We understand reinforcement learning but not how to properly implement it.
In the real world when you reward a pet for doing a trick on command there's a time gap between the command you gave it, the action it performed and you giving it a reward. That gap introduces the potential for false associations, this isn't so bad when the gap is merely a few seconds but as that gap increases the number of potential false associations increases exponentially. After a few minutes the amount of processing power needed to sort the metaphorical wheat from the chaff becomes impractical, at least not without resorting to various tricks that get you to the answer quicker at the expense of some mental flexibility. If the AI dog is specifically programmed to log commands and performed actions (or sequences of actions) and to compare them to when it receives rewards it'll come to the right association (for a given degree of "right", that's another problem) but it's now limited to that paradigm of thought and will have a harder time finding the right association for a situation that doesn't fit the paradigm.
I think we know all the high level and foundational stuff we need but there's this middle layer of metacognition that just seems to get bigger the more you get into it like some vast abyss between an ocean's floor and surface.
To an AI researcher the human brain is like a modern passenger jet to the Wright brothers, they get the basic concepts of combustion engines and aerodynamics but the jet uses that knowledge on a whole different level.

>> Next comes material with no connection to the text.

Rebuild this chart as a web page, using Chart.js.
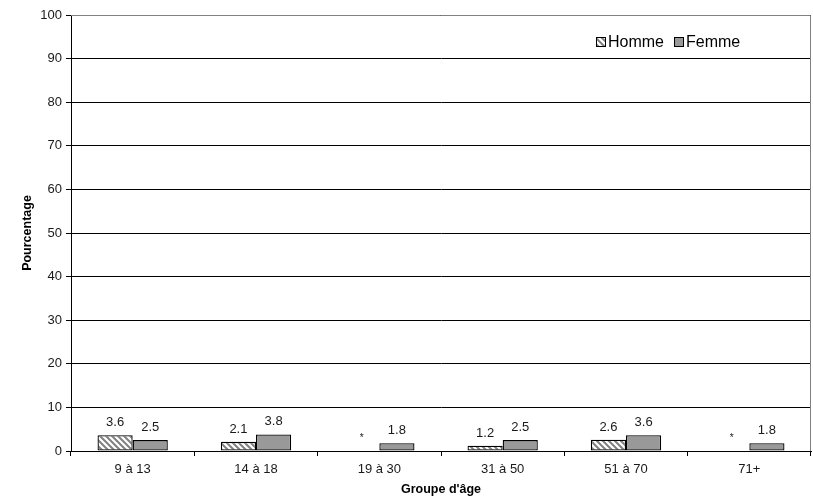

Vission segments the main cortex vision into other areas like spatial and object and color at least 20 pathways that lead to 40 more. Then the frontal lobes send back signals and send pathways internal to the frontal lobes themselves. I mean a 5-year-old does not learn collage chemistry until 23 years old. Reienformant should build up layers of pathways in memory (part of the main pathways) that allow rotation of possibility space to connect cause and effect. It is like how all my knowledge in language allows me to type my understanding of intelligence bit by bit. I have all branches that fold back onto themselves trying to connect what is in front of me to what I predict will happen. If I keep in mind that what happens now leads to future events, I must have many pathways that loop back to the same way language does or vision does for physics. The sim brain my actively be creating future events well-maintaining past events. I mean the frontal lobes must actively be trying to send signals to the visual lobes to have multiple ideas of what happens next confirming or denying.
Long-term connecting with reward and maintaining a goal should really be about extending the learning by increments not all at once leaps. Design a goal achievement system that as it machines more goals it can achieve longer goals delaying reward because it learns how to build up long-term chunks of learning segments as an expert at what it is learning.